Even without smartphones, grocery store parking lots (and grocery stores themselves) have always been hazardous and annoying places because of inconsiderate and/or oblivious patrons. And don’t even get me started on those people who leave their shopping cart in the middle of an adjacent parking spot, instead of pushing it all of ten feet into a cart corral! (I’m not joking. I can understand people who don’t want to walk 10 yards or so to a cart corral, but when it’s literally ten feet away and they can’t be bothered? What’s up with that!?)

So, smartphones are just another way for people who are already inconsiderate and careless about personal space to be even more inconsiderate and careless on many levels.

But there’s more to the insidious nature of smartphones than that… I’ve been considering this for a while.

There’s a rather famous Isaac Asimov short story – well, it’s famous if you’re a science fiction fan, anyway – called “The Feeling of Power,” about a society where people have forgotten to do math in their heads, because they always use calculators. (I don’t want to go into the whole story… suffice it to say that it takes place in a dystopian future where people have been supplanted by intelligent robots — of course, being Asimov).

In his autobiography, Asimov says that one of the magazine editors who read this story (he wrote it in 1958) scoffed at the idea that mankind could ever possibly forget how to do simple math in their head.

Well… in 2014 is there any doubt about it? It used to be calculators were never allowed in classrooms – students had to do all the math by themselves. By the 1990s, students were allowed to take math tests with their handy-dandy calculators by their side.

And it’s only gotten worse.

There are no calculators in classrooms these days, I don’t think… because they have been supplanted by phones which have calculators, cameras, and of course, the ability to text to people. And if students are asked not to bring their phones to school and text in class while the teacher is trying to actually teach, there is such an uproar that you would not believe it!

I admit – I personally can’t remember new phone numbers anymore. I don’t need to. They’re all programmed into my phone. People in general don’t need to keep anything in their heads anymore – it’s all in their phones.

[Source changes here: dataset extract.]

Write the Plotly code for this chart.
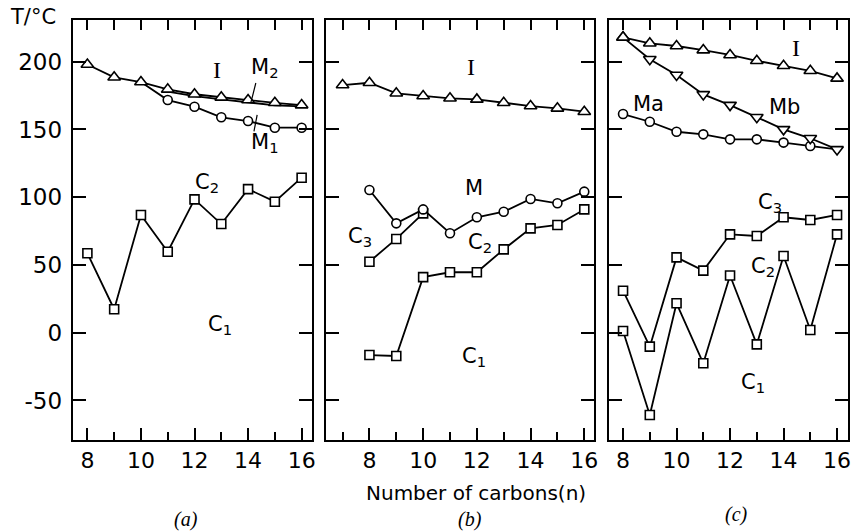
import plotly.graph_objects as go

W, H = 855, 532

# ---------------- data ----------------
n_a = [8, 9, 10, 11, 12, 13, 14, 15, 16]
a_I = [198, 188.5, 185, 179.6, 176, 173.7, 171.7, 169.7, 168]
n_a_M1 = [10, 11, 12, 13, 14, 15, 16]
a_M1 = [185, 171.7, 166.8, 159, 156.2, 151.3, 151.3]
n_a_M2 = [11, 12, 13, 14, 15, 16]
a_M2 = [178, 174.6, 172.2, 170, 167.8, 167]
a_C = [58.6, 17.3, 86.9, 59.8, 98.4, 80.2, 106, 96.7, 114.4]

n_b_I = [7, 8, 9, 10, 11, 12, 13, 14, 15, 16]
b_I = [182.8, 184.5, 176.7, 174.7, 173, 172.2, 169.7, 167.3, 165.6, 163.1]
n_b = [8, 9, 10, 11, 12, 13, 14, 15, 16]
b_M = [105.3, 80.7, 91, 73.4, 85.2, 89.3, 98.7, 95.5, 104.1]
n_b_C3 = [8, 9, 10]
b_C3 = [52.4, 69.2, 88.1]
b_C1 = [-16.5, -17.2, 41, 44.6, 44.6, 61.5, 77, 79.5, 91]

n_c = [8, 9, 10, 11, 12, 13, 14, 15, 16]
c_I = [218, 213.6, 211.6, 208.6, 205, 200.7, 197, 193.3, 187.7]
c_Mb = [218, 201.8, 190.2, 175.9, 168, 159, 150.1, 143.5, 135.3]
c_Ma = [161.4, 155.7, 148.3, 146.4, 142.7, 142.7, 140.3, 137.8, 135.3]
c_C3 = [31, -10.3, 55.6, 45.8, 72.6, 71.4, 85.2, 83.2, 86.9]
c_C2 = [1.3, -60.7, 21.7, -22.6, 42.2, -8.6, 56.6, 2, 72.6]

x_ranges = [[7.45, 16.37], [6.4, 16.37], [7.48, 16.41]]
y_range = [-79.2, 230.8]
y_ticks = [-50, 0, 50, 100, 150, 200]
y_ticklabels = ["-50", "0", "50", "100", "150", "200"]
x_ticks = [8, 10, 12, 14, 16]

# ---------------- figure ----------------
fig = go.Figure()
LW = 1.8
MS = 9
ML = dict(color="black", width=1.6)
FONT = "DejaVu Sans"


def add(x, y, sym, axis, size=MS, mode="lines+markers"):
    fig.add_trace(go.Scatter(
        x=x, y=y, mode=mode, xaxis=axis[0], yaxis=axis[1],
        line=dict(color="black", width=LW),
        marker=dict(symbol=sym, size=size, color="white", line=ML),
        showlegend=False, cliponaxis=False))


A = ("x", "y")
B = ("x2", "y2")
C = ("x3", "y3")

# panel a
add(n_a_M2, a_M2, "circle", A, mode="lines")
add(n_a_M1, a_M1, ["triangle-up"] + ["circle"] * (len(a_M1) - 1), A)
add(n_a, a_I, "triangle-up", A, size=MS + 2)
add(n_a, a_C, "square", A)

# panel b
add(n_b_I, b_I, "triangle-up", B, size=MS + 2)
add(n_b_C3, b_C3, "square", B)
add(n_b, b_M, "circle", B)
add(n_b, b_C1, "square", B)

# panel c
add(n_c, c_Ma, ["circle"] * (len(c_Ma) - 1) + ["triangle-down"], C)
add(n_c, c_Mb, ["triangle-up"] + ["triangle-down"] * (len(c_Mb) - 1), C, size=MS + 2)
add(n_c, c_I, "triangle-up", C, size=MS + 2)
add(n_c, c_C3, "square", C)
add(n_c, c_C2, "square", C)

domains = [[73 / W, 313 / W], [328 / W, 597 / W], [612 / W, 852 / W]]
ydom = [1 - 440 / H, 1 - 20 / H]

layout = dict(
    width=W, height=H, margin=dict(l=0, r=0, t=0, b=0),
    paper_bgcolor="white", plot_bgcolor="white",
    font=dict(family=FONT, size=20, color="black"),
)
for i in range(3):
    sx = "" if i == 0 else str(i + 1)
    layout["xaxis" + sx] = dict(
        domain=domains[i], range=x_ranges[i], anchor="y" + sx,
        showgrid=False, zeroline=False, showline=True, linecolor="black",
        linewidth=2, mirror=True, ticks="inside", ticklen=12, tickwidth=1.6,
        tickcolor="black", tickvals=x_ticks, ticktext=[str(v) for v in x_ticks],
        minor=dict(dtick=1, tick0=0, ticks="inside", ticklen=8, tickwidth=1.6,
                   tickcolor="black"),
        tickfont=dict(size=22, family=FONT), ticklabelstandoff=0,
    )
    layout["yaxis" + sx] = dict(
        domain=ydom, range=y_range, anchor="x" + sx,
        showgrid=False, zeroline=False, showline=True, linecolor="black",
        linewidth=2, mirror="ticks", ticks="inside", ticklen=13, tickwidth=1.6,
        tickcolor="black", tickvals=y_ticks, ticktext=y_ticklabels,
        showticklabels=(i == 0), tickfont=dict(size=23, family=FONT),
        ticklabelstandoff=4,
    )
fig.update_layout(**layout)

# top ticks at every integer, all equal length
for i in range(3):
    sx = "" if i == 0 else str(i + 1)
    fig.update_layout(**{"xaxis" + str(4 + i): dict(
        domain=domains[i], range=x_ranges[i], overlaying="x" + sx,
        anchor="y" + sx, side="top", showgrid=False, zeroline=False,
        showline=False, ticks="inside", ticklen=10, tickwidth=1.6,
        tickcolor="black", dtick=1, tick0=0, showticklabels=False)})
    fig.add_trace(go.Scatter(x=[None], y=[None], xaxis="x" + str(4 + i),
                             yaxis="y" + sx, showlegend=False))

labels = [
    ("x", "y", 12.84, 194, "I", "Liberation Serif", 24),
    ("x", "y", 14.6, 195.4, "M<sub>2</sub>", FONT, 21),
    ("x", "y", 14.6, 140, "M<sub>1</sub>", FONT, 21),
    ("x", "y", 12.45, 110.5, "C<sub>2</sub>", FONT, 21),
    ("x", "y", 12.95, 5.7, "C<sub>1</sub>", FONT, 21),
    ("x2", "y2", 11.77, 196, "I", "Liberation Serif", 24),
    ("x2", "y2", 11.88, 106.8, "M", FONT, 21),
    ("x2", "y2", 7.65, 70.6, "C<sub>3</sub>", FONT, 21),
    ("x2", "y2", 12.1, 66.2, "C<sub>2</sub>", FONT, 21),
    ("x2", "y2", 11.9, -18, "C<sub>1</sub>", FONT, 21),
    ("x3", "y3", 14.47, 210, "I", "Liberation Serif", 24),
    ("x3", "y3", 8.97, 168.8, "Ma", FONT, 21),
    ("x3", "y3", 14.02, 166.6, "Mb", FONT, 21),
    ("x3", "y3", 13.5, 95.7, "C<sub>3</sub>", FONT, 21),
    ("x3", "y3", 13.25, 48.5, "C<sub>2</sub>", FONT, 21),
    ("x3", "y3", 12.85, -37, "C<sub>1</sub>", FONT, 21),
]
for xr, yr, x, y, t, fam, sz in labels:
    fig.add_annotation(x=x, y=y, xref=xr, yref=yr, text=t, showarrow=False,
                       xanchor="center", yanchor="middle",
                       font=dict(size=sz, family=fam))

# leader lines for M2, M1
fig.add_shape(type="line", xref="x", yref="y", x0=14.29, y0=184.3, x1=14.1,
              y1=169.5, line=dict(color="black", width=1.2))
fig.add_shape(type="line", xref="x", yref="y", x0=14.22, y0=148.6, x1=14.34,
              y1=160.7, line=dict(color="black", width=1.2))

fig.add_annotation(x=33 / W, y=1 - 17 / H, xref="paper", yref="paper",
                   xanchor="center", yanchor="middle",
                   text="T/°C", showarrow=False, font=dict(size=21, family=FONT))
fig.add_annotation(x=478 / W, y=1 - 493 / H, xref="paper", yref="paper",
                   xanchor="center", yanchor="middle",
                   text="Number of carbons(n)", showarrow=False,
                   font=dict(size=20, family=FONT))
for px, py, t in [(187, 519, "(a)"), (472, 519, "(b)"), (740, 514, "(c)")]:
    fig.add_annotation(x=px / W, y=1 - py / H, xref="paper", yref="paper",
                       xanchor="center", yanchor="middle",
                       text="<i>" + t + "</i>", showarrow=False,
                       font=dict(size=20, family="Liberation Serif"))

fig.write_html("out.html")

And it’s amazing how many people are connected to their electronics as if they’re life giving umbilical cords.  If something ever happened to their phones, I think these people would end up staring glassy-eyed into the distance, drooling, not knowing what to do.

Asimov predicted this in 1958… but he was ignored.  I imagine that not too long into the future we’ll not only be amazed by anyone who can remember how to do simple arithmetic or recall a phone number on command, but perhaps going further, we’ll have a Wall-E kind of existence. Just sitting on floating barca-loungers, computer screens planted right smack in front of our faces with no idea whatsoever of what’s going on around us.

Read Mr. Asimov's short story here

Read Isaac Asimov’s short story here




15 thoughts on “Smartphones are Eating your Brain — Or, Ode to “The Feeling of Power”

  1. A few days ago I was walking from the grocery store back to my place — about a four block walk. I was holding two grocery bags, one in each arm, so, having only two arms, I was unable to use my iPhone during that walk. But I noticed that every other person I passed along my four block walk was glued to their smartphones. Everyone! Every once in a while they would look up to get their bearings. And I actually saw — twice, in fact — two people who were so absorbed by whatever was on their screens that they walked into each other. More like crashed into each other. It’s crazy.

    Of course, had I been carrying only one grocery bag and had my other arm and hand free, I probably would have been on my iPhone too.

  2. I agree! And that’s why I despair about Google Glass – I really do not think that adding the internet into my field of vision will improve the world at all, we will all be squiffy eyed and bumping into each other even more I think!

  3. I, for one, welcome our handheld information device overlords! And I have my floating barca-lounger all picked out, a mauve one to highlight my pasty white skin tone as I devolve into slug form.

  4. Smart devices have taken our attention away from the ‘real’ world. It’s odd to me that someone will play with a phone and ignore the person sitting at the table with them.

    • I know just what you mean! We had a family member through marriage (who is no longer part of the family) who would come to visit and stay on her phone texting the entire time. The ENTIRE time. She never talked to anyone who was actually present at the get-together AT ALL. And I would take that as a testament to my family’s boring-ness (hence her need for external stimulation) but my understanding is she did that everywhere she went. It’s ridiculous.

  5. The secondary school where my wife teaches banned the use of mobile phones on school grounds before the arrival of smart phones. The ban is still in effect, and applies to both students and staff. The practice of banning phones at primary and secondary school is quite common in New Zealand.

    When I was in full time work, I had to have a mobile phone with me 24/7, from the time they were not much smaller than a brick. When I quit fulltime work in 1999, I was extremely glad to get rid of the phone instead of getting customer call outs at all times of the day and night. I value my privacy too much to return to carrying a phone all the time. I do have a non-smart phone that I take when I’m away from home for an extended period, but it’s for emergency use only, and less than a handful of people know its number. For the time being, I’ll keep the status quo.

    • I wish our schools had a ban here on phones in school. But kids do everything but actually talk on their phones during school and during class. It’s ridiculous. Teachers in the middle school might take a phone and hold it till the end of the year (according to the student’s manual), but they rarely do and it’s like they’ve simply given up even trying in high school.

      I don’t blame you at all for valuing your privacy. I live in an area that has sketchy service and sometimes I’m grateful for not always having a clear signal in my house. It’s like a forced oasis from the chatter and noise of my phone, my work, etc.

  6. I couldn’t agree more. I can’t remember anyone’s number, I haven’t dialed a number in years. I like the Back to the Future movies as well:) People go to diner and never look at each other or speak. I’ve seen it happen. I was in a restaurant for lunch and parents came in, put their baby in a highchair, the sat down, both took out their phones and handed the baby an iPad and no one spoke or looked at each other during the entire meal.